М. Адлер — кантианец. Но он не целиком согласен с Кантом. Он критикует его за признание существования вещи в себе вне нас. В своей последней книге Адлер особенно заостряет внимание на этой непоследовательности Канта, очищает его от всех материалистических элементов, обходит все моменты колебаний у Канта между материализмом и идеализмом и защищает Канта — идеалиста‚ метафизика и теолога, критикует его справа, с позиций субъективного идеализма, махизма. Признавать вещь в себе вне нас существующей, это, по мнению Адлера, метафизика. Если же вещи считать «конструкциями нашего мышления», «содержанием нашего сознания», тогда мы получим теорию «познавательно-критического идеализма», которую Адлер защищает, противопоставляя эту старую идеалистическую галиматью теории диалектического материализма. Мы видим, таким образом, что реакционные тенденции кантианствующего «марксизма» соответствуют таким же тенденциям в среде откровенно буржуазных неокантианцев. Неокантианство, возникшее как течение в эпоху реакции, после революции 1848 г., тем всегда и отличалось от философии самого Канта, что оно унаследовало от него самые реакционные черты, развивало самые отрицательные стороны его философии.
Неокантианство в эпоху загнивающего капитализма является особенно реакционным течением и в полной мере отражает собой процесс окончательного разложения и гниения буржуазной идеологии. Из общественных наук совершенно изгоняется причинное объяснение и заменяется телеологическим, т. е. все явления рассматриваются с точки зрения цели, причём под понятие цели подводятся всякие «этические оценки», «нравственные ценности» и даже религиозные, божественные догматы. Так, например, один из наиболее чтимых буржуазией современных философов — Макс Вебер, вышедший из школы неокантианцев, написал целых три тома на тему «Социология религии», в которых на основании обширных исторических «исследований» доказывается, что именно религия лежит в основе хозяйственной жизни.
Значительный уклон к кантианству представляют и философские воззрения Каутского. Определённую слабость к Канту Каутский проявлял с очень давних пор. Ещё в споре с Бернштейном Каутский заявил, что его очень мало беспокоит неокантианская ревизия философии марксизма и что, собственно говоря, он считает вполне возможным соединить социально-экономическое учение Маркса с философией Канта, либо с другой какой-нибудь философией. Что это заявление Каутского не случайно, что за этим скрывалась солидная доза кантианства в философских взглядах самого Каутского, стало ясно позже и проявилось особенно ярко в его «Материалистическом понимании истории».

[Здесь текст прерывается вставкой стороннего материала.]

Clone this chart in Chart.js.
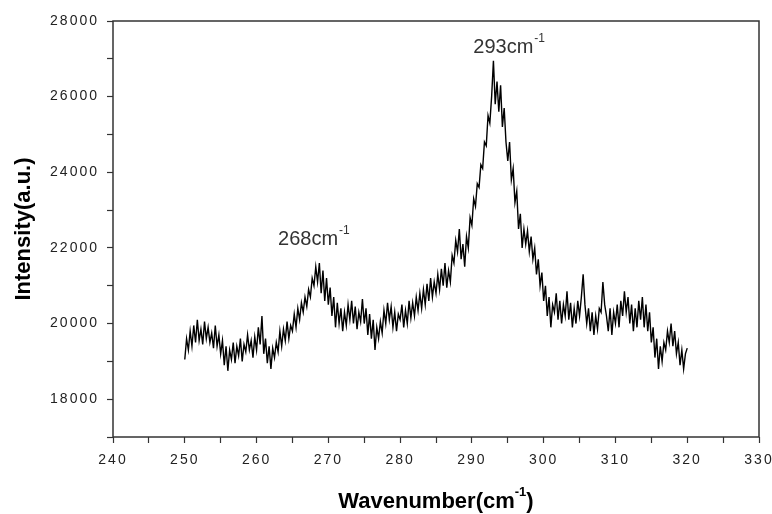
<!DOCTYPE html>
<html>
<head>
<meta charset="utf-8">
<script src="https://cdn.jsdelivr.net/npm/chart.js@4"></script>
<style>
  body { margin: 0; background: #fff; }
  #wrap { width: 772px; height: 514px; }
</style>
</head>
<body>
<div id="wrap"><canvas id="spectrum" width="772" height="514"></canvas></div>
<script>
const xStart = 250;
const xStep = 0.25;
const intensity = [
  // 250 - 254.75
  19050, 19600, 19300, 19800, 19400, 19950, 19500, 20100, 19550, 19850, 19450, 20050, 19600, 19900, 19500, 19750, 19350, 19950, 19400, 19700,
  // 255 - 259.75
  19200, 19550, 18900, 19400, 18750, 19300, 19050, 19500, 18950, 19400, 19150, 19600, 19000, 19450, 19250, 19700, 19300, 19550, 19100, 19650,
  // 260 - 264.75
  19300, 19900, 19450, 20200, 19200, 19600, 18950, 19400, 18800, 19350, 19100, 19500, 19250, 19800, 19400, 19850, 19550, 20050, 19600, 19950,
  // 265 - 269.75
  19800, 20250, 19900, 20400, 20100, 20550, 20300, 20700, 20450, 20900, 20700, 21200, 21000, 21500, 21100, 21600, 20800, 21400, 20600, 21200,
  // 270 - 274.75
  20500, 20950, 20200, 20700, 19900, 20550, 20000, 20400, 19800, 20300, 19950, 20500, 20100, 20600, 20000, 20450, 19850, 20300, 20050, 20650,
  // 275 - 279.75
  20000, 20400, 19700, 20250, 19600, 20100, 19300, 19900, 19600, 20050, 19750, 20350, 20000, 20550, 20100, 20450, 19900, 20300, 19800, 20250,
  // 280 - 284.75
  20100, 20500, 19900, 20350, 20000, 20600, 20150, 20550, 20200, 20700, 20350, 20800, 20400, 20900, 20500, 21050, 20600, 21200, 20700, 21100,
  // 285 - 289.75
  20800, 21300, 20900, 21450, 21000, 21600, 20950, 21400, 21100, 21800, 21600, 22200, 21900, 22500, 21700, 22100, 21500, 22300, 22000, 22800,
  // 290 - 294.75
  22600, 23300, 23100, 23700, 23600, 24200, 24100, 24800, 24700, 25500, 25300, 26000, 26950, 25800, 26400, 25600, 26300, 25200, 25700, 24800,
  // 295 - 299.75
  24300, 24800, 23800, 24100, 23200, 23500, 22500, 22900, 22000, 22500, 22100, 22450, 21900, 22300, 21700, 22000, 21300, 21700, 21000, 21350,
  // 300 - 304.75
  20600, 21000, 20200, 20700, 19900, 20500, 20300, 20800, 20100, 20600, 20000, 20500, 20200, 20850, 20100, 20550, 19900, 20400, 20000, 20600,
  // 305 - 309.75
  20200, 20700, 21300, 20500, 20000, 20400, 19800, 20300, 19700, 20200, 19850, 20400, 20300, 21100, 20500, 20200, 19800, 20400, 19700, 20300,
  // 310 - 314.75
  20000, 20500, 19900, 20600, 20200, 20850, 20300, 20700, 20000, 20500, 19800, 20400, 19900, 20600, 20100, 20700, 19900, 20500, 19800, 20300,
  // 315 - 319.75
  19500, 19900, 19100, 19600, 18800, 19400, 19000, 19500, 19300, 19800, 19500, 20000, 19400, 19800, 19200, 19500, 18900, 19300, 18800, 19200,
  // 320
  19350
];

// peak labels, placed in data units
const peakLabels = ['268cm', '293cm'];
const peakLabelX = [263, 290.2];
const peakLabelY = [22070, 27150];

const points = intensity.map((v, i) => ({ x: xStart + i * xStep, y: v }));

// draws frame, axis titles and peak labels (with superscript -1)
const decorations = {
  id: 'decorations',
  beforeDraw(chart) {
    chart.ctx.letterSpacing = '2px';
  },
  afterDraw(chart) {
    const ctx = chart.ctx;
    const area = chart.chartArea;
    const xs = chart.scales.x, ys = chart.scales.y;
    ctx.save();
    ctx.letterSpacing = '0px';
    ctx.strokeStyle = '#333';
    ctx.lineWidth = 1.5;
    ctx.strokeRect(area.left, area.top, area.right - area.left, area.bottom - area.top);

    ctx.fillStyle = '#333';
    ctx.textBaseline = 'alphabetic';
    ctx.textAlign = 'left';
    for (let i = 0; i < peakLabels.length; i++) {
      const px = xs.getPixelForValue(peakLabelX[i]);
      const py = ys.getPixelForValue(peakLabelY[i]);
      ctx.font = '20px "Liberation Sans", Arial, sans-serif';
      ctx.fillText(peakLabels[i], px, py);
      const w = ctx.measureText(peakLabels[i]).width;
      ctx.font = '12px "Liberation Sans", Arial, sans-serif';
      ctx.fillText('-1', px + w + 1, py - 11);
    }

    // x title
    ctx.fillStyle = '#000';
    const xt = 'Wavenumber(cm';
    ctx.font = 'bold 22px "Liberation Sans", Arial, sans-serif';
    const w1 = ctx.measureText(xt).width;
    ctx.font = 'bold 13px "Liberation Sans", Arial, sans-serif';
    const w2 = ctx.measureText('-1').width;
    ctx.font = 'bold 22px "Liberation Sans", Arial, sans-serif';
    const w3 = ctx.measureText(')').width;
    const cx = (area.left + area.right) / 2;
    let sx = cx - (w1 + w2 + w3) / 2;
    const by = 508;
    ctx.fillText(xt, sx, by);
    ctx.font = 'bold 13px "Liberation Sans", Arial, sans-serif';
    ctx.fillText('-1', sx + w1, by - 12);
    ctx.font = 'bold 22px "Liberation Sans", Arial, sans-serif';
    ctx.fillText(')', sx + w1 + w2, by);

    // y title
    ctx.translate(30, (area.top + area.bottom) / 2);
    ctx.rotate(-Math.PI / 2);
    ctx.textAlign = 'center';
    ctx.fillText('Intensity(a.u.)', 0, 0);
    ctx.restore();
  }
};

new Chart(document.getElementById('spectrum'), {
  type: 'line',
  data: {
    datasets: [{
      data: points,
      borderColor: '#000',
      borderWidth: 1.4,
      pointRadius: 0,
      tension: 0,
      fill: false
    }]
  },
  options: {
    responsive: false,
    devicePixelRatio: 1,
    animation: false,
    layout: { padding: { top: 21, right: 13, left: 0, bottom: 0 } },
    plugins: {
      legend: { display: false },
      tooltip: { enabled: false }
    },
    scales: {
      x: {
        type: 'linear',
        min: 240,
        max: 330,
        border: { display: false },
        grid: { drawOnChartArea: false, drawTicks: true, tickLength: 6, color: '#333', tickWidth: 1.2 },
        ticks: {
          stepSize: 5,
          autoSkip: false,
          maxRotation: 0,
          padding: 9,
          color: '#222',
          font: { family: '"Liberation Sans", Arial, sans-serif', size: 14 },
          callback: v => (v % 10 === 0 ? String(v) : '')
        },
        afterFit: s => { s.height = 77; s.paddingRight = 0; s.paddingLeft = 0; }
      },
      y: {
        min: 17000,
        max: 28000,
        border: { display: false },
        grid: { drawOnChartArea: false, drawTicks: true, tickLength: 6, color: '#333', tickWidth: 1.2 },
        ticks: {
          stepSize: 1000,
          autoSkip: false,
          padding: 8,
          color: '#222',
          font: { family: '"Liberation Sans", Arial, sans-serif', size: 14 },
          callback: v => (v % 2000 === 0 ? String(v) : '')
        },
        afterFit: s => { s.width = 113; }
      }
    }
  },
  plugins: [decorations]
});
</script>
</body>
</html>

Если отношение М. Адлера к Канту характерно идеалистической критикой Канта, то позиция Каутского в отношении Канта характеризуется её некритичностью, полным принятием основных положений кантовского дуализма, хотя Каутский пытается представить себя в роли критикующего Канта материалиста. Каутский оказался пленённым Кантом в вопросе о вещи в себе и её непознаваемости, но он хочет казаться материалистом. Он полагает, что отмежевался от Канта путём признания в вещах в себе кое-чего доступного познанию, а именно их различий между собой. Однако познание различий и связи вещей не даёт нам, по Каутскому, действительного знания самих этих вещей. Он говорит: «Ведь всё наше познание не есть познание вещей в себе, а лишь отражение их различий и тождеств».

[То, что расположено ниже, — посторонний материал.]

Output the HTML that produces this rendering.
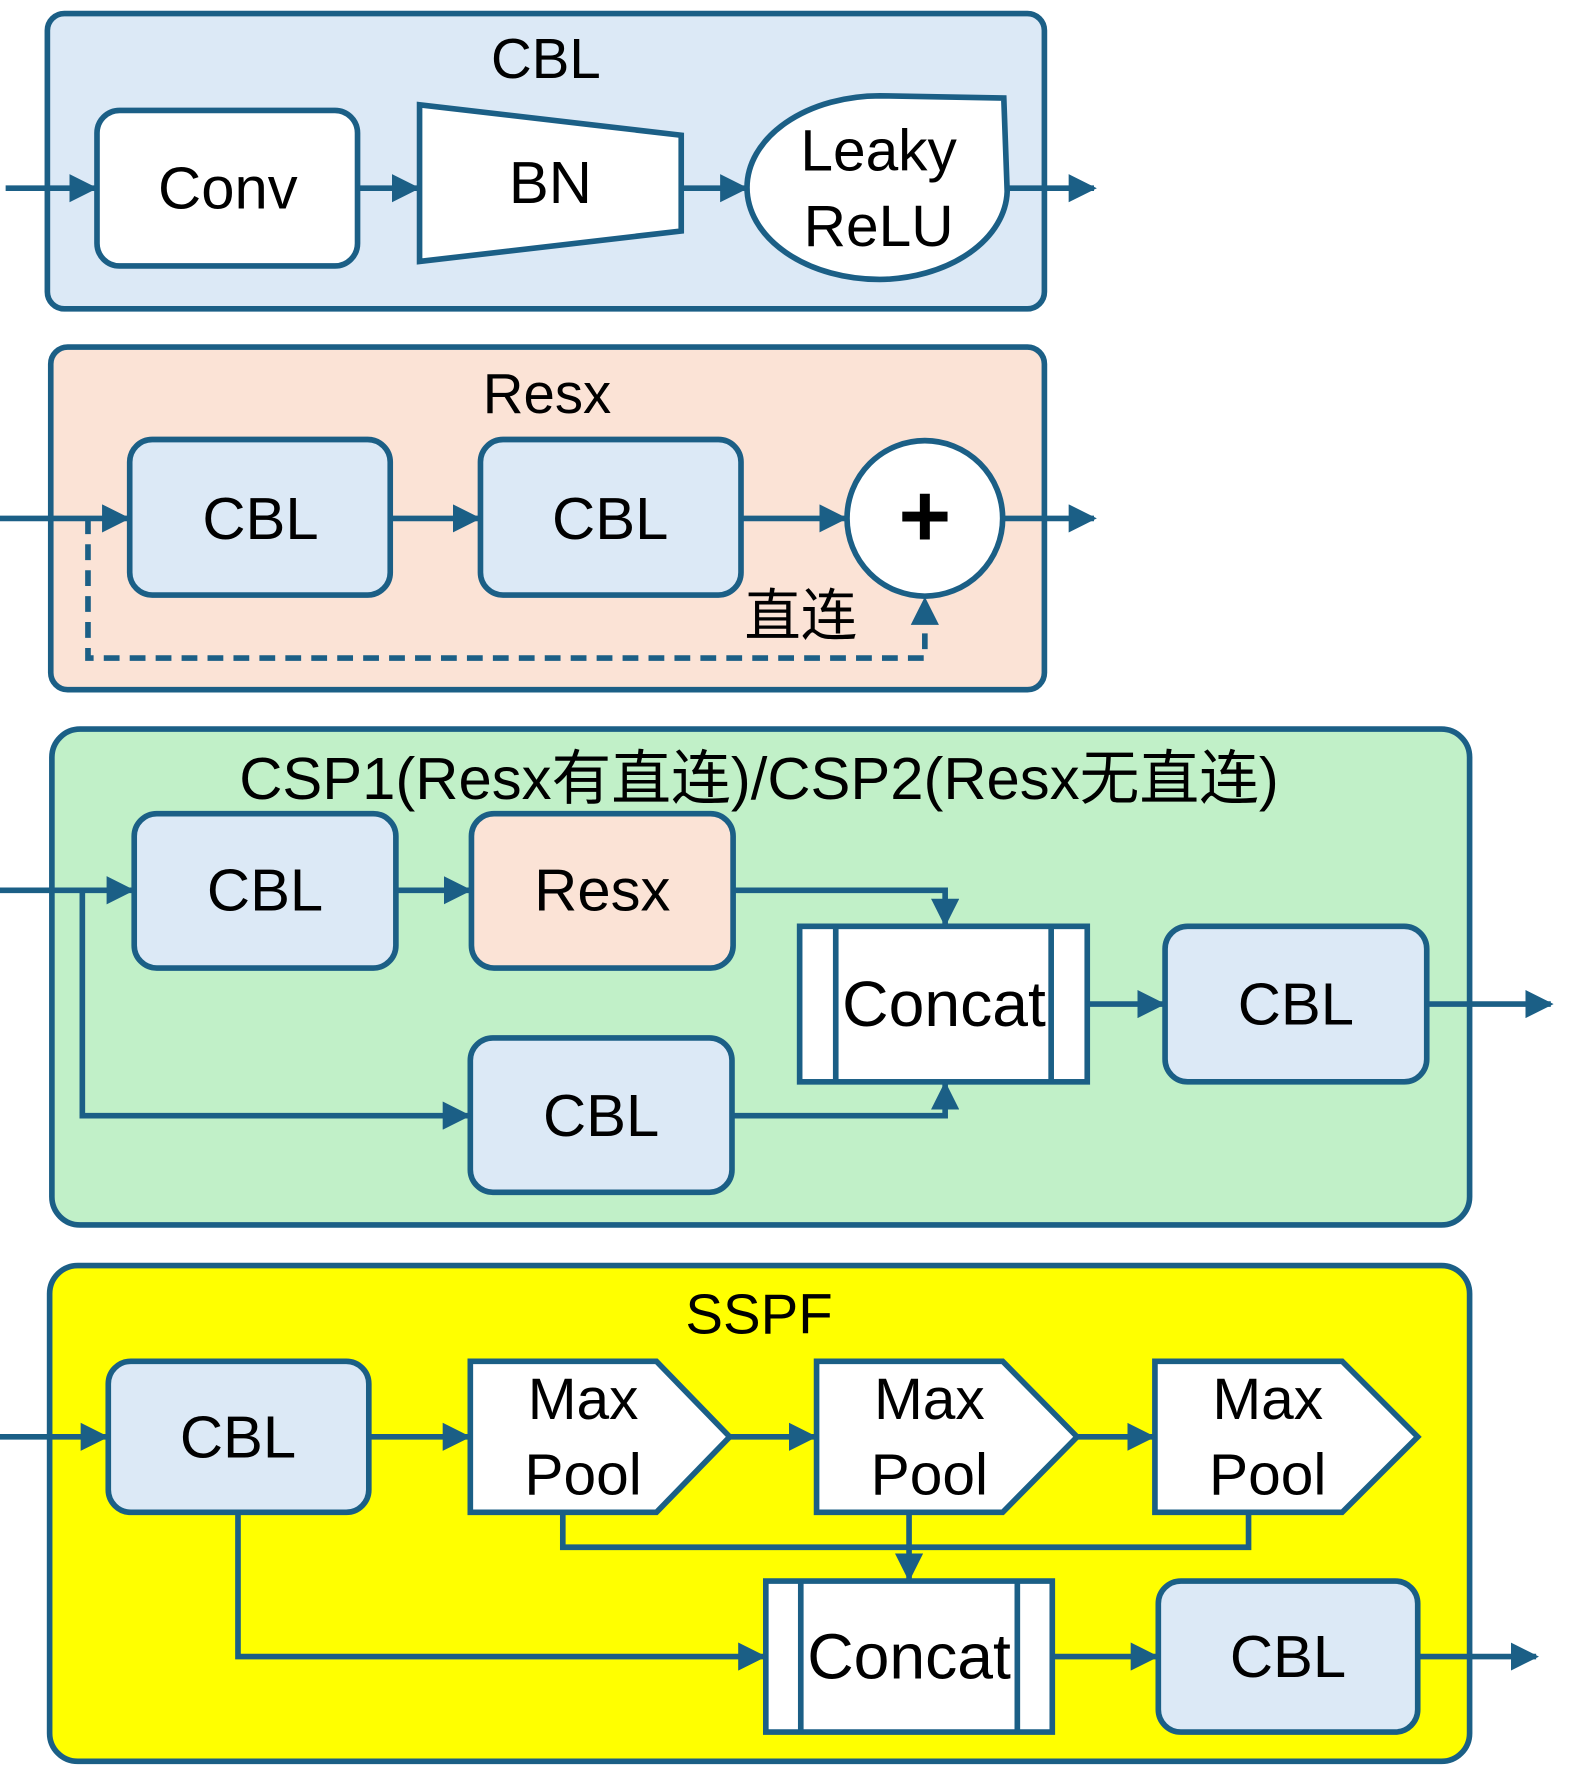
<!DOCTYPE html>
<html><head><meta charset="utf-8"><style>
html,body{margin:0;padding:0;background:#fff;}
svg{display:block;}
text{font-family:"Liberation Sans","Noto Sans CJK SC",sans-serif;fill:#000;text-anchor:middle;dominant-baseline:central;}
</style></head><body>
<svg width="1579" height="1767" viewBox="0 0 1400 1568" preserveAspectRatio="none" xmlns="http://www.w3.org/2000/svg">
<defs>
<marker id="a" viewBox="0 0 10 10" refX="9" refY="5" markerWidth="5" markerHeight="5" orient="auto-start-reverse" markerUnits="strokeWidth">
<path d="M0,0 L10,5 L0,10 Z" fill="#1b5f86"/></marker>
</defs>
<g stroke="#1b5f86" stroke-width="5" fill="none">
<rect x="42" y="12" width="884" height="262" rx="15" fill="#dce9f6"/>
<rect x="86" y="98" width="231" height="138" rx="20" fill="#fff"/>
<polygon points="372,93 604,120 604,205 372,232" fill="#fff"/>
<path d="M780,85 L890,87 L893,170 A115 80 0 0 1 780,248 A117 81 0 0 1 780,85 Z" fill="#fff"/>
<line x1="5" y1="167" x2="84" y2="167" marker-end="url(#a)"/>
<line x1="317" y1="167" x2="370" y2="167" marker-end="url(#a)"/>
<line x1="604" y1="167" x2="661" y2="167" marker-end="url(#a)"/>
<line x1="893" y1="167" x2="970" y2="167" marker-end="url(#a)"/>
<rect x="45" y="308" width="881" height="304" rx="15" fill="#fbe3d6"/>
<rect x="115" y="390" width="231" height="138" rx="20" fill="#dce9f6"/>
<rect x="426" y="390" width="231" height="138" rx="20" fill="#dce9f6"/>
<circle cx="820" cy="460" r="69" fill="#fff"/>
<line x1="0" y1="460" x2="113" y2="460" marker-end="url(#a)"/>
<line x1="346" y1="460" x2="424" y2="460" marker-end="url(#a)"/>
<line x1="657" y1="460" x2="749" y2="460" marker-end="url(#a)"/>
<line x1="889" y1="460" x2="970" y2="460" marker-end="url(#a)"/>
<path d="M78,460 V584 H820 V532" stroke-dasharray="14,9" marker-end="url(#a)"/>
<rect x="46" y="647" width="1257" height="440" rx="25" fill="#c1f0c8"/>
<rect x="119" y="722" width="232" height="137" rx="20" fill="#dce9f6"/>
<rect x="418" y="722" width="232" height="137" rx="20" fill="#fbe3d6"/>
<rect x="417" y="921" width="232" height="137" rx="20" fill="#dce9f6"/>
<rect x="1033" y="822" width="232" height="138" rx="20" fill="#dce9f6"/>
<rect x="709" y="822" width="255" height="138" fill="#fff"/>
<line x1="741" y1="822" x2="741" y2="960"/><line x1="932" y1="822" x2="932" y2="960"/>
<line x1="0" y1="790" x2="117" y2="790" marker-end="url(#a)"/>
<path d="M73,790 V990 H415" marker-end="url(#a)"/>
<line x1="351" y1="790" x2="416" y2="790" marker-end="url(#a)"/>
<path d="M650,790 H838 V820" marker-end="url(#a)"/>
<path d="M649,990 H838 V962" marker-end="url(#a)"/>
<line x1="964" y1="891" x2="1031" y2="891" marker-end="url(#a)"/>
<line x1="1265" y1="891" x2="1375" y2="891" marker-end="url(#a)"/>
<rect x="44" y="1123" width="1259" height="440" rx="25" fill="#ffff00"/>
<rect x="96" y="1208" width="231" height="134" rx="20" fill="#dce9f6"/>
<polygon points="417,1208 582,1208 647,1275 582,1342 417,1342" fill="#fff"/>
<polygon points="724,1208 889,1208 955,1275 889,1342 724,1342" fill="#fff"/>
<polygon points="1024,1208 1190,1208 1257,1275 1190,1342 1024,1342" fill="#fff"/>
<rect x="679" y="1403" width="254" height="134" fill="#fff"/>
<line x1="710" y1="1403" x2="710" y2="1537"/><line x1="902" y1="1403" x2="902" y2="1537"/>
<rect x="1027" y="1403" width="230" height="134" rx="20" fill="#dce9f6"/>
<line x1="0" y1="1275" x2="94" y2="1275" marker-end="url(#a)"/>
<line x1="327" y1="1275" x2="415" y2="1275" marker-end="url(#a)"/>
<line x1="647" y1="1275" x2="722" y2="1275" marker-end="url(#a)"/>
<line x1="955" y1="1275" x2="1022" y2="1275" marker-end="url(#a)"/>
<path d="M499,1342 V1373 H1107 V1342"/>
<line x1="806" y1="1342" x2="806" y2="1401" marker-end="url(#a)"/>
<path d="M211,1342 V1470 H677" marker-end="url(#a)"/>
<line x1="933" y1="1470" x2="1025" y2="1470" marker-end="url(#a)"/>
<line x1="1257" y1="1470" x2="1362" y2="1470" marker-end="url(#a)"/>
</g>
<g font-size="52">
<text x="484" y="52" font-size="50">CBL</text>
<text x="202" y="167" font-size="53">Conv</text>
<text x="488" y="162" font-size="53">BN</text>
<text x="779" y="134">Leaky</text>
<text x="779" y="201">ReLU</text>
<text x="485" y="349" font-size="50">Resx</text>
<text x="231" y="460" font-size="53">CBL</text>
<text x="541" y="460" font-size="53">CBL</text>
<text x="820" y="458" font-size="80" font-weight="bold">+</text>
<text x="710" y="546" font-size="50">直连</text>
<text x="673" y="691" font-size="53">CSP1(Resx有直连)/CSP2(Resx无直连)</text>
<text x="235" y="790" font-size="53">CBL</text>
<text x="534" y="790" font-size="53">Resx</text>
<text x="533" y="990" font-size="53">CBL</text>
<text x="837" y="891" font-size="57">Concat</text>
<text x="1149" y="891" font-size="53">CBL</text>
<text x="673" y="1166" font-size="50">SSPF</text>
<text x="211" y="1275" font-size="53">CBL</text>
<text x="517" y="1242">Max</text><text x="517" y="1309">Pool</text>
<text x="824" y="1242">Max</text><text x="824" y="1309">Pool</text>
<text x="1124" y="1242">Max</text><text x="1124" y="1309">Pool</text>
<text x="806" y="1470" font-size="57">Concat</text>
<text x="1142" y="1470" font-size="53">CBL</text>
</g>
</svg>
</body></html>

Эта половинчатая критика Канта доказывает лишь, как глубоко сидит сам Каутский в идеалистическом болоте кантианства. Ведь если познание различий и связей вещей между собой не даёт нам знания самих вещей, тогда, значит, все наши знания субъективны, имеют свой источник лишь в чувственности и рассудке. Если вещи в себе недоступны ни нашему ощущению, ни нашему представлению, то тем самым уже подвергается сомнению само существование внешнего мира. Тогда вещь в себе, действительный материальный мир превращается в абстрактную мысль об этом внешнем мире, в бессодержательное понятие, пустышку, которая не играет никакой роли ни в теории, ни в практике.

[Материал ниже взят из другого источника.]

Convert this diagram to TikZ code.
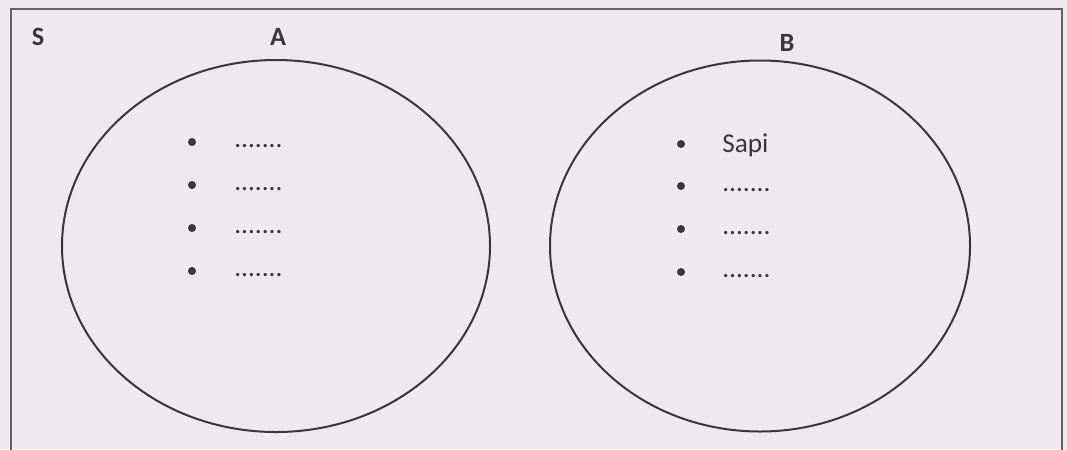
\documentclass[tikz,border=0pt]{standalone}
\usepackage{fontspec}
\setmainfont{Carlito}
\usetikzlibrary{positioning,shapes.geometric}
\definecolor{paper}{RGB}{236,234,238}
\definecolor{ink}{RGB}{55,55,58}
\definecolor{frameclr}{RGB}{100,100,103}
\tikzset{
    setbox/.style={ellipse,draw=ink,line width=0.4mm,inner sep=0pt},
    setlbl/.style={font=\fontsize{15}{17}\selectfont\bfseries,text=ink,inner sep=0pt},
    bul/.style={circle,fill=ink,minimum size=1.6mm,inner sep=0pt},
    item/.style={anchor=west,font=\fontsize{15.5}{18}\selectfont,text=ink,inner sep=0pt},
}
\begin{document}
\begin{tikzpicture}[x=0.2mm,y=-0.2mm]
\useasboundingbox[fill=paper] (0,0) rectangle (1067,449);
\draw[frameclr,line width=0.4mm] (11,9) rectangle (1062,470);

\node[setlbl] (S) at (38,37) {S};
\node[setlbl] (A) at (278,37) {A};
\node[setlbl] (B) at (787,43) {B};

\node[setbox,minimum width=85.6mm,minimum height=74.4mm] (SetA) at (276,246) {};
\node[setbox,minimum width=84mm,minimum height=74.2mm] (SetB) at (760,246) {};

% set A
\node[bul] (a1) at (192,142) {};
\node[bul] (a2) at (192,185) {};
\node[bul] (a3) at (192,228) {};
\node[bul] (a4) at (192,271) {};
\node[item] (ta1) at (234,146) {.......};
\node[item] (ta2) at (234,189) {.......};
\node[item] (ta3) at (234,232) {.......};
\node[item] (ta4) at (234,275) {.......};

% set B
\node[bul] (b1) at (681,144) {};
\node[bul] (b2) at (681,186) {};
\node[bul] (b3) at (681,229) {};
\node[bul] (b4) at (681,272) {};
\node[item,anchor=base west] (tb1) at (722,152) {Sapi};
\node[item] (tb2) at (722,190) {.......};
\node[item] (tb3) at (722,233) {.......};
\node[item] (tb4) at (722,276) {.......};
\end{tikzpicture}
\end{document}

У Канта признание вещи в себе являлось выражением его непоследовательности, у Каутского же все его заигрывания с материализмом имеют чисто маскировочное значение. Социал-фашистское нутро Каутского не терпит материализма, хотя в то же время он хочет казаться материалистом. Отсюда исключительная эклектика, бесконечное метание в разные стороны, апелляция к самым разнообразным философским системам. Трудно представить нечто более эклектическое, бесхребетное, бессистемное, чем философские воззрения крупнейшего теоретика современной социал-демократии. Но эта эклектика имеет определённую основу — идеализм и механицизм современной буржуазной философии.